%%
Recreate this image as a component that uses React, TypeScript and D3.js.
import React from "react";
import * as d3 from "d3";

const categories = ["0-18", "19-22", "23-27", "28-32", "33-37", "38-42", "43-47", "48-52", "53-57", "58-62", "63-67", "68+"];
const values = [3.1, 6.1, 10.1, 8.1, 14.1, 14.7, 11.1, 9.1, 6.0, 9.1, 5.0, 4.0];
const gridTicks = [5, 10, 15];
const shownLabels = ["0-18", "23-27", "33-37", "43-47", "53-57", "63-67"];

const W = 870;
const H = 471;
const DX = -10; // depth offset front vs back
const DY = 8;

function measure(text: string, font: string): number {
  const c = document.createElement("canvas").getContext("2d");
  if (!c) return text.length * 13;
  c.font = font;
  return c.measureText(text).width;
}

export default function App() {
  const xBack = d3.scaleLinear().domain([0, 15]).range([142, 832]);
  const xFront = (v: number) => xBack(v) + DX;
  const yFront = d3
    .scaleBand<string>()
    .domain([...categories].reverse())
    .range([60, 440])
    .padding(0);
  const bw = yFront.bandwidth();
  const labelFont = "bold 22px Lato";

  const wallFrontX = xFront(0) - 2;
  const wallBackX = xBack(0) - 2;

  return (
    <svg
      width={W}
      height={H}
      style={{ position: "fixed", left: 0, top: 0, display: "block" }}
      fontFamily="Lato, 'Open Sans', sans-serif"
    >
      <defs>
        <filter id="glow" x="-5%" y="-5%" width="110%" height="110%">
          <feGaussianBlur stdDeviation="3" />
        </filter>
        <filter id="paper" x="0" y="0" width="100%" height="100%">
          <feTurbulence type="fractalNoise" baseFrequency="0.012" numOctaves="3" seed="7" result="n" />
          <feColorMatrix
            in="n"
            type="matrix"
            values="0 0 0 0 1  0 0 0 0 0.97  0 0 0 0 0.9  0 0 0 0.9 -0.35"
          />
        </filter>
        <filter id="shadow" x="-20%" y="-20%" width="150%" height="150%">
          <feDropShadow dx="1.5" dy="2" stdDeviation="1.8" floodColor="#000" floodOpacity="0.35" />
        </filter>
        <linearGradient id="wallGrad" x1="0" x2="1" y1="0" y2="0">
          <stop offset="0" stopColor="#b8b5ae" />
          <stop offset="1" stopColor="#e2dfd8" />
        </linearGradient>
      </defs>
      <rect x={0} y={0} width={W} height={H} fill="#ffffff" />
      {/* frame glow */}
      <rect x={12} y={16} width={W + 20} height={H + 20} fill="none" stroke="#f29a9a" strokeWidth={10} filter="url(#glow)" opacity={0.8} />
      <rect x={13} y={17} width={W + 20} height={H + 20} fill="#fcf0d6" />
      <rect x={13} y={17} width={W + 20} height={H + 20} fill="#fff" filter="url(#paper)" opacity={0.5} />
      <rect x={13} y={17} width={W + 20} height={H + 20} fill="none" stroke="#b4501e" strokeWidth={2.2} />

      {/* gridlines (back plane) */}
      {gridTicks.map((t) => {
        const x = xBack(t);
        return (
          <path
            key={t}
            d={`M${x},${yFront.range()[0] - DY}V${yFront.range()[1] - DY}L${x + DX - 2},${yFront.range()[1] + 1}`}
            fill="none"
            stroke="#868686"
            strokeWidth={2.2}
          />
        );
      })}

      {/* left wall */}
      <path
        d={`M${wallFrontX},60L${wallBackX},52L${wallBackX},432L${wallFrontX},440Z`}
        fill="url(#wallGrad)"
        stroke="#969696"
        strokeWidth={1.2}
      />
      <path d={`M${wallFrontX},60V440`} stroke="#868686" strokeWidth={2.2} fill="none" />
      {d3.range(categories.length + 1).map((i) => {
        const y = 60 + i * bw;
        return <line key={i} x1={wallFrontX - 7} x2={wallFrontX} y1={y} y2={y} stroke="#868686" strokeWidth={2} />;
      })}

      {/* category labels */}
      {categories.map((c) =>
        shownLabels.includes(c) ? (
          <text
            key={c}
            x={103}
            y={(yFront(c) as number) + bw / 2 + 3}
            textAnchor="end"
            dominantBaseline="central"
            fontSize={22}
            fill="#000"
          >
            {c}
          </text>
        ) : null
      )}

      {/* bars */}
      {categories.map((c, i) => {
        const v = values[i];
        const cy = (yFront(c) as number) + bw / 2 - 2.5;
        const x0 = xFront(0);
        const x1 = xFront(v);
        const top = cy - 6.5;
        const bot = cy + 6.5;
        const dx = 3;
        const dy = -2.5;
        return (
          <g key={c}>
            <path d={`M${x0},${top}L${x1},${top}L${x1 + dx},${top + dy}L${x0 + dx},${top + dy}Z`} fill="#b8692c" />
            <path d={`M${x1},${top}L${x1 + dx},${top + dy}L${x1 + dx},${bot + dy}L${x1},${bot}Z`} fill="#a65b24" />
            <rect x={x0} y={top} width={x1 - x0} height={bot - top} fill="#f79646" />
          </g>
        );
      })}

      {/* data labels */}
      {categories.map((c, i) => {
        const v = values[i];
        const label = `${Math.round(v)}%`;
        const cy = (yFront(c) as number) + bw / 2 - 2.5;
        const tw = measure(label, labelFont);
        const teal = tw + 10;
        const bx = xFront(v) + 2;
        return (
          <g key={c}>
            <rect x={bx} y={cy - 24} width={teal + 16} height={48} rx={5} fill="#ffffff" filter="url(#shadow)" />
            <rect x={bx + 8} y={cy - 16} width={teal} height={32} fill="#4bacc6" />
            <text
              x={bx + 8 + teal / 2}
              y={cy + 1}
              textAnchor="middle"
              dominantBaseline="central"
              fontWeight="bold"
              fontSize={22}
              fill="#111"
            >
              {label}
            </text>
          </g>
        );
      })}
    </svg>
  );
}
%%
Quote the data above verbatim from its first line to the line that includes "const DY = 8;", with both boundary lines retained.

Recreate this image as a component that uses React, TypeScript and D3.js.
import React from "react";
import * as d3 from "d3";

const categories = ["0-18", "19-22", "23-27", "28-32", "33-37", "38-42", "43-47", "48-52", "53-57", "58-62", "63-67", "68+"];
const values = [3.1, 6.1, 10.1, 8.1, 14.1, 14.7, 11.1, 9.1, 6.0, 9.1, 5.0, 4.0];
const gridTicks = [5, 10, 15];
const shownLabels = ["0-18", "23-27", "33-37", "43-47", "53-57", "63-67"];

const W = 870;
const H = 471;
const DX = -10; // depth offset front vs back
const DY = 8;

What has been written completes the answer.